═══ MATERIAL PROVIDED
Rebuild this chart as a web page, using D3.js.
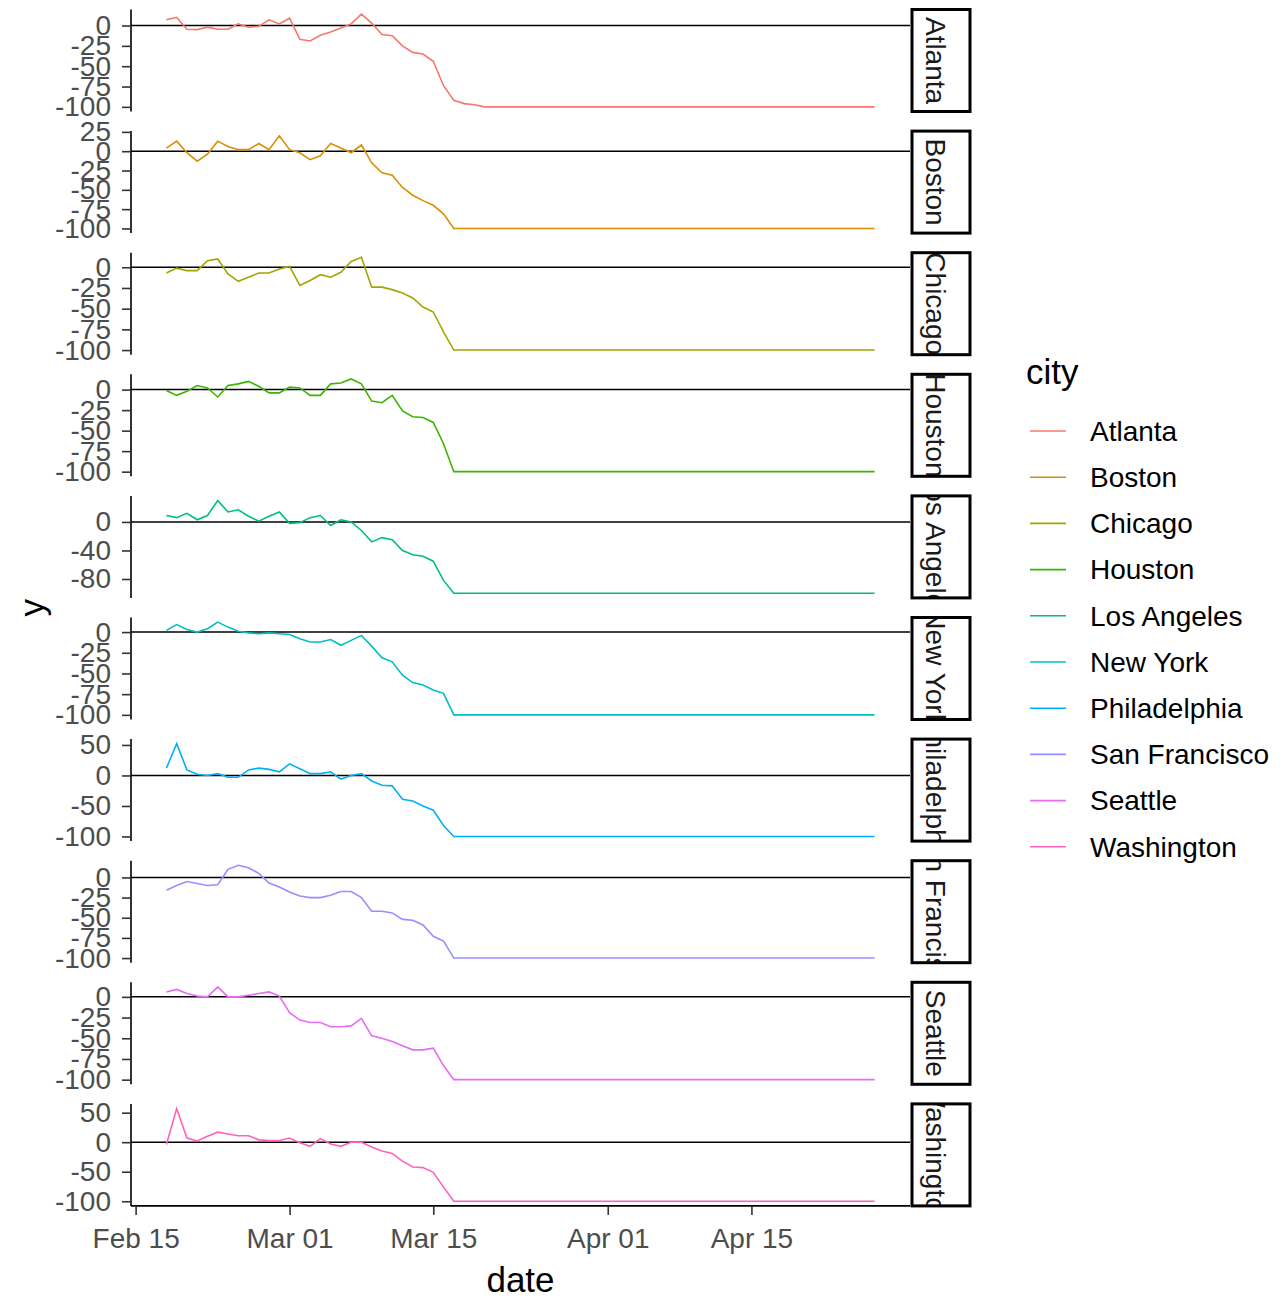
<!DOCTYPE html>
<html>
<head>
<meta charset="utf-8">
<script src="https://cdn.jsdelivr.net/npm/d3@7"></script>
<style>
  body { margin: 0; background: #fff; }
  text { font-family: "Liberation Sans", Arial, sans-serif; }
</style>
</head>
<body>
<div id="chart"></div>
<script>
// cities in facet order
var cities = ["Atlanta", "Boston", "Chicago", "Houston", "Los Angeles", "New York",
              "Philadelphia", "San Francisco", "Seattle", "Washington"];

// daily series, starting Feb 18 2020, one value per day up to Apr 27
var firstDay = "2020-02-18", lastDay = "2020-04-27";

var atlanta = [7,10,-4.5,-5,-2,-4.5,-4.5,2,-2,-1,7,2,9,-17,-19,-12,-8,-3,2,14,3,-11,-12.5,-25,-33,-35,-44,-74,-92,-96,-97.5,
  -100,-100,-100,-100,-100,-100,-100,-100,-100,-100,-100,-100,-100,
  -100,-100,-100,-100,-100,-100,-100,-100,-100,-100,-100,-100,-100,
  -100,-100,-100,-100,-100,-100,-100,-100,-100,-100,-100,-100,-100];
var boston = [4,13,-2,-13,-4,13,6,2,2,10,2,20,2,-2,-11,-6,10,4,-2,8,-15,-28,-31,-47,-57,-64,-70,-81,
  -100,-100,-100,-100,-100,-100,-100,-100,-100,-100,-100,-100,-100,-100,
  -100,-100,-100,-100,-100,-100,-100,-100,-100,-100,-100,-100,-100,-100,
  -100,-100,-100,-100,-100,-100,-100,-100,-100,-100,-100,-100,-100,-100];
var chicago = [-7,-1,-4,-4,8,10,-8,-17,-12,-7,-7,-2,1,-22,-16,-9,-12,-6,7,12,-24,-24,-27,-31,-37,-48,-54,-78,
  -100,-100,-100,-100,-100,-100,-100,-100,-100,-100,-100,-100,-100,-100,
  -100,-100,-100,-100,-100,-100,-100,-100,-100,-100,-100,-100,-100,-100,
  -100,-100,-100,-100,-100,-100,-100,-100,-100,-100,-100,-100,-100,-100];
var houston = [-1,-7,-2,5,2,-9,5,7,10,4,-4,-4,3,2,-7,-7,7,8,13,7,-14,-16,-7,-26,-33,-34,-40,-66,
  -100,-100,-100,-100,-100,-100,-100,-100,-100,-100,-100,-100,-100,-100,
  -100,-100,-100,-100,-100,-100,-100,-100,-100,-100,-100,-100,-100,-100,
  -100,-100,-100,-100,-100,-100,-100,-100,-100,-100,-100,-100,-100,-100];
var losAngeles = [9,6,12,3,9,30,14,17,8,1,8,14,-2,-1,6,9,-5,3,0,-12,-28,-22,-25,-40,-46,-48,-55,-82,
  -100,-100,-100,-100,-100,-100,-100,-100,-100,-100,-100,-100,-100,-100,
  -100,-100,-100,-100,-100,-100,-100,-100,-100,-100,-100,-100,-100,-100,
  -100,-100,-100,-100,-100,-100,-100,-100,-100,-100,-100,-100,-100,-100];
var newYork = [2,9,3,0,4,12,6,1,-1,-2,-1,-2,-3,-8,-12,-12,-9,-16,-10,-4,-17,-31,-36,-52,-61,-64,-70,-74,
  -100,-100,-100,-100,-100,-100,-100,-100,-100,-100,-100,-100,-100,-100,
  -100,-100,-100,-100,-100,-100,-100,-100,-100,-100,-100,-100,-100,-100,
  -100,-100,-100,-100,-100,-100,-100,-100,-100,-100,-100,-100,-100,-100];
var philadelphia = [12,52,9,2,0,3,-3,-3,9,12,10,6,19,11,3,3,6,-6,0,3,-9,-16,-17,-39,-42,-50,-57,-82,
  -100,-100,-100,-100,-100,-100,-100,-100,-100,-100,-100,-100,-100,-100,
  -100,-100,-100,-100,-100,-100,-100,-100,-100,-100,-100,-100,-100,-100,
  -100,-100,-100,-100,-100,-100,-100,-100,-100,-100,-100,-100,-100,-100];
var sanFrancisco = [-16,-10,-5,-7.5,-10,-9,10,15,12,5,-7,-12,-18,-23,-25,-25,-22,-17.5,-17.5,-25,-42,-42,-44,-52,-53,-59,-73,-79,
  -100,-100,-100,-100,-100,-100,-100,-100,-100,-100,-100,-100,-100,-100,
  -100,-100,-100,-100,-100,-100,-100,-100,-100,-100,-100,-100,-100,-100,
  -100,-100,-100,-100,-100,-100,-100,-100,-100,-100,-100,-100,-100,-100];
var seattle = [6,9,4,1,0,12,0,0,2,4,6,1,-19,-28,-31,-31,-36,-36,-35,-26,-47,-50,-54,-59,-64,-64,-62,-83,
  -100,-100,-100,-100,-100,-100,-100,-100,-100,-100,-100,-100,-100,-100,
  -100,-100,-100,-100,-100,-100,-100,-100,-100,-100,-100,-100,-100,-100,
  -100,-100,-100,-100,-100,-100,-100,-100,-100,-100,-100,-100,-100,-100];
var washington = [-4,57,7,2,10,17,14,11,11,4,3,3,7,-1,-7,6,-3,-7,0,0,-8,-15,-19,-32,-42,-43,-51,-76,
  -100,-100,-100,-100,-100,-100,-100,-100,-100,-100,-100,-100,-100,-100,
  -100,-100,-100,-100,-100,-100,-100,-100,-100,-100,-100,-100,-100,-100,
  -100,-100,-100,-100,-100,-100,-100,-100,-100,-100,-100,-100,-100,-100];

var series = [atlanta, boston, chicago, houston, losAngeles, newYork,
              philadelphia, sanFrancisco, seattle, washington];

// y tick labels per facet (free scales)
var yTicks = [
  [0,-25,-50,-75,-100],
  [25,0,-25,-50,-75,-100],
  [0,-25,-50,-75,-100],
  [0,-25,-50,-75,-100],
  [0,-40,-80],
  [0,-25,-50,-75,-100],
  [50,0,-50,-100],
  [0,-25,-50,-75,-100],
  [0,-25,-50,-75,-100],
  [50,0,-50,-100]
];
var xTicks = ["2020-02-15", "2020-03-01", "2020-03-15", "2020-04-01", "2020-04-15"];

var colors = ["#F8766D","#D89000","#A3A500","#39B600","#00BF7D",
              "#00BFC4","#00B0F6","#9590FF","#E76BF3","#FF62BC"];

// layout
var W = 1286, H = 1298;
var left = 131, right = 910;
var top0 = 9.5, step = 121.6, ph = 102;
var stripW = 58;

var svg = d3.select("#chart").append("svg")
  .attr("width", W).attr("height", H);

var parse = d3.utcParse("%Y-%m-%d");
var days = d3.utcDay.range(parse(firstDay), d3.utcDay.offset(parse(lastDay), 1));

var span = parse(lastDay) - parse(firstDay);
var x = d3.scaleUtc()
  .domain([new Date(+parse(firstDay) - span * 0.05), new Date(+parse(lastDay) + span * 0.05)])
  .range([left, right]);

var color = d3.scaleOrdinal().domain(cities).range(colors);

cities.forEach(function(city, k) {
  var vals = series[k];
  var data = days.map(function(d, i) { return {date: d, value: vals[i]}; });
  var ext = d3.extent(vals);
  var pad = (ext[1] - ext[0]) * 0.05;
  var ty = top0 + k * step;
  var y = d3.scaleLinear()
    .domain([ext[0] - pad, ext[1] + pad])
    .range([ty + ph, ty]);

  var g = svg.append("g");

  // zero line
  g.append("line")
    .attr("x1", left).attr("x2", right)
    .attr("y1", y(0)).attr("y2", y(0))
    .attr("stroke", "black").attr("stroke-width", 1.5);

  g.append("path")
    .datum(data)
    .attr("fill", "none")
    .attr("stroke", color(city))
    .attr("stroke-width", 1.6)
    .attr("d", d3.line().x(function(d) { return x(d.date); }).y(function(d) { return y(d.value); }));

  // y axis
  var ax = g.append("g")
    .attr("transform", "translate(" + left + ",0)")
    .call(d3.axisLeft(y).tickValues(yTicks[k]).tickFormat(function(d) { return String(d); })
      .tickSize(9).tickPadding(11).tickSizeOuter(0));
  ax.select(".domain").attr("stroke", "black").attr("stroke-width", 1.6)
    .attr("d", "M0," + ty + "V" + (ty + ph));
  ax.selectAll(".tick line").attr("stroke", "#333").attr("stroke-width", 1.6);
  ax.selectAll(".tick text")
    .attr("font-family", "Liberation Sans, Arial, sans-serif")
    .attr("font-size", 28).attr("fill", "#4D4D4D");

  // strip
  var sx = right + 2;
  var clipId = "clip" + k;
  svg.append("clipPath").attr("id", clipId)
    .append("rect").attr("x", sx).attr("y", ty).attr("width", stripW).attr("height", ph);
  var sg = svg.append("g");
  sg.append("rect")
    .attr("x", sx).attr("y", ty).attr("width", stripW).attr("height", ph)
    .attr("fill", "white");
  sg.append("g")
    .attr("clip-path", "url(#" + clipId + ")")
    .append("text")
    .attr("transform", "translate(" + (sx + stripW / 2 - 5) + "," + (ty + ph / 2) + ") rotate(90)")
    .attr("text-anchor", "middle")
    .attr("dy", "0.35em")
    .attr("font-size", 28).attr("fill", "#1A1A1A")
    .text(city);
  sg.append("rect")
    .attr("x", sx).attr("y", ty).attr("width", stripW).attr("height", ph)
    .attr("fill", "none").attr("stroke", "black").attr("stroke-width", 3);

  // x axis only on last panel
  if (k === cities.length - 1) {
    var xa = svg.append("g")
      .attr("transform", "translate(0," + (ty + ph) + ")")
      .call(d3.axisBottom(x)
        .tickValues(xTicks.map(parse))
        .tickFormat(d3.utcFormat("%b %d"))
        .tickSize(9).tickPadding(13).tickSizeOuter(0));
    xa.select(".domain").attr("stroke", "black").attr("stroke-width", 1.6)
      .attr("d", "M" + left + ",0H" + right);
    xa.selectAll(".tick line").attr("stroke", "#333").attr("stroke-width", 1.6);
    xa.selectAll(".tick text")
      .attr("font-family", "Liberation Sans, Arial, sans-serif")
      .attr("font-size", 28).attr("fill", "#4D4D4D");
  }
});

// axis titles
svg.append("text")
  .attr("x", (left + right) / 2).attr("y", 1292)
  .attr("text-anchor", "middle")
  .attr("font-size", 35).attr("fill", "black")
  .text("date");

svg.append("text")
  .attr("transform", "translate(44," + (top0 + (9 * step + ph) / 2) + ") rotate(-90)")
  .attr("text-anchor", "middle")
  .attr("font-size", 35).attr("fill", "black")
  .text("y");

// legend
var lg = svg.append("g");
lg.append("text")
  .attr("x", 1026).attr("y", 384)
  .attr("font-size", 35).attr("fill", "black")
  .text("city");

var legendTop = 431, legendStep = 46.2;
cities.forEach(function(city, k) {
  var ly = legendTop + k * legendStep;
  lg.append("line")
    .attr("x1", 1030).attr("x2", 1066)
    .attr("y1", ly).attr("y2", ly)
    .attr("stroke", color(city)).attr("stroke-width", 1.6);
  lg.append("text")
    .attr("x", 1090).attr("y", ly)
    .attr("dy", "0.35em")
    .attr("font-size", 28).attr("fill", "black")
    .text(city);
});
</script>
</body>
</html>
══════
DIRECTIONS – Tally the lines above containing "chart". Answer with the count only.

RESPONSE FOR THIS EXERCISE – 3